- Around Aston Park, there is much countryside as well as industry
- Aston Location within Flintshire
- Area: 0.8368 km^{2} (0.3231 sq mi)
- Population: 2,850 (2021 census)
- • Density: 3,406/km^{2} (8,820/sq mi)
- OS grid reference: SJ304674
- Community: Hawarden;
- Principal area: Flintshire;
- Preserved county: Clwyd;
- Country: Wales
- Sovereign state: United Kingdom
- Post town: DEESIDE
- Postcode district: CH5
- Dialling code: 01244
- Police: North Wales
- Fire: North Wales
- Ambulance: Welsh
- UK Parliament: Alyn and Deeside;
- Senedd Cymru – Welsh Parliament: Alyn and Deeside;

= Aston, Flintshire =

Village in Flintshire, Wales

Aston, also known as Aston Park, is a village in the community of Hawarden, in the principal area of Flintshire, north Wales. It is near to Hawarden and Shotton, in a relatively urban area, though there remains significant amount of countryside— Wepre Park is only a short distance away. In 2021, the wider built-up area had a population of 2,850.

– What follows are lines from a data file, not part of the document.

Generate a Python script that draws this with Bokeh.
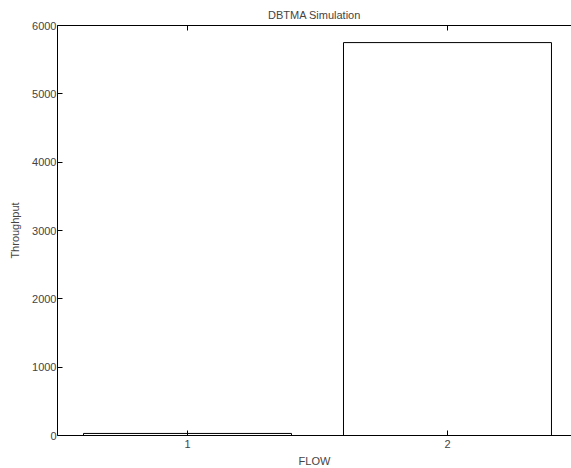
from bokeh.plotting import figure
from bokeh.models import LinearAxis, FixedTicker, Range1d
from bokeh.embed import file_html
from bokeh.resources import INLINE

flows = [1, 2]
throughput = [30, 5750]
y_ticks = [0, 1000, 2000, 3000, 4000, 5000, 6000]

FONT = "Liberation Sans"

p = figure(width=571, height=468, output_backend="svg", toolbar_location=None,
           x_range=Range1d(0.5, 2.477), y_range=Range1d(0, 6000),
           min_border_left=57, min_border_right=0, min_border_top=25, min_border_bottom=33,
           title="DBTMA Simulation", x_axis_label="FLOW", y_axis_label="Throughput")
p.frame_width = 514
p.frame_height = 410
p.outline_line_color = None
p.xgrid.visible = False
p.ygrid.visible = False
p.background_fill_color = "white"

p.title.text_font = FONT
p.title.text_font_size = "11px"
p.title.text_font_style = "normal"
p.title.align = "center"
p.title.standoff = 10
p.title.offset = 0

p.vbar(x=flows, top=throughput, width=0.8, bottom=0, fill_color="white",
       line_color="black", line_width=1)

for ax in [p.xaxis[0], p.yaxis[0]]:
    ax.major_tick_in = 5
    ax.major_tick_out = 0
    ax.minor_tick_in = 0
    ax.minor_tick_out = 0
    ax.axis_line_color = "black"
    ax.axis_line_width = 1
    ax.major_label_text_font = FONT
    ax.major_label_text_font_size = "11px"
    ax.axis_label_text_font = FONT
    ax.axis_label_text_font_size = "11px"
    ax.axis_label_text_font_style = "normal"
    ax.major_label_standoff = 4

p.xaxis[0].ticker = FixedTicker(ticks=flows)
p.yaxis[0].ticker = FixedTicker(ticks=y_ticks)
p.xaxis[0].axis_label_standoff = 4
p.yaxis[0].major_label_standoff = 1
p.yaxis[0].axis_label_standoff = 8

top_ax = LinearAxis(ticker=FixedTicker(ticks=flows), major_label_text_font_size="0px",
                    major_tick_in=5, major_tick_out=0, minor_tick_in=0, minor_tick_out=0,
                    axis_line_color="black", major_label_standoff=0)
top_ax.major_label_text_alpha = 0
p.add_layout(top_ax, "above")

open("out.html", "w").write(file_html(p, INLINE))
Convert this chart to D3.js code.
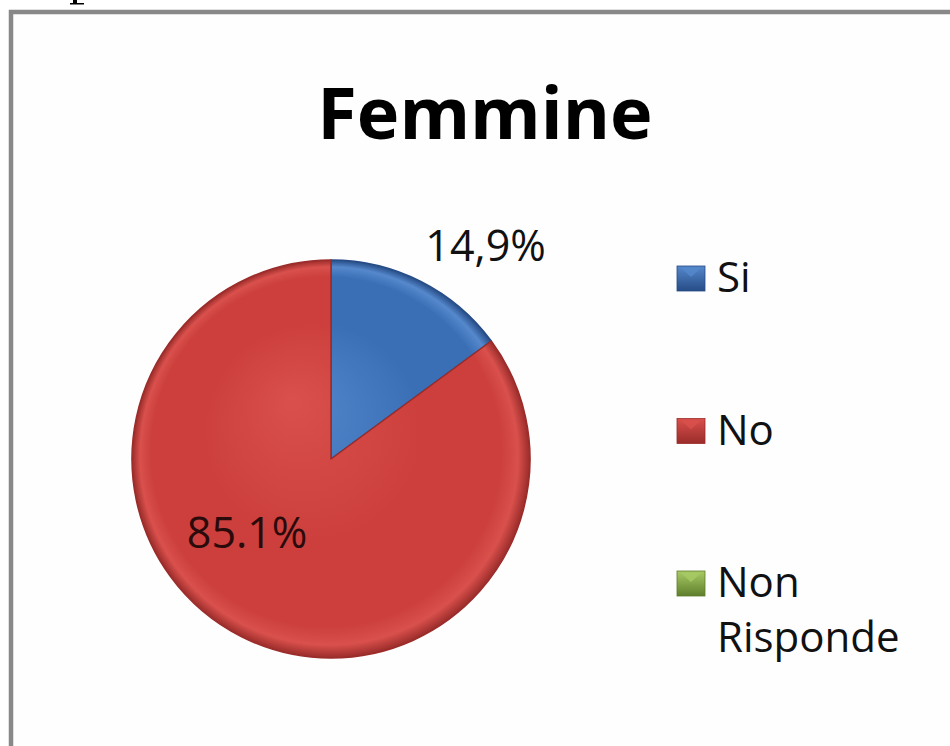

The Domesday Book lists Aston as a settlement in the Atiscross hundred of Cheshire. The former manor house, now used as a retirement home, is a Grade II* listed building.. An Anglican church was built in 1938 near Old Aston Hill for the use of people in Aston and Ewloe.

The area has several amenities, including shops, a hairdresser, an Indian takeaway, a bowling green, a park, a primary school, a pub and Deeside Community Hospital. Aston Park Rangers is the local football team.

The A494 passes through Aston as a dual carriageway. The Welsh Assembly Government bought up and demolished 43 homes on the Aston Mead estate as part of a 2006 proposal to widen the road. The widening proposal was rejected by a public inquiry held in 2007 and then withdrawn. In 2016, 21 homes were built on the site.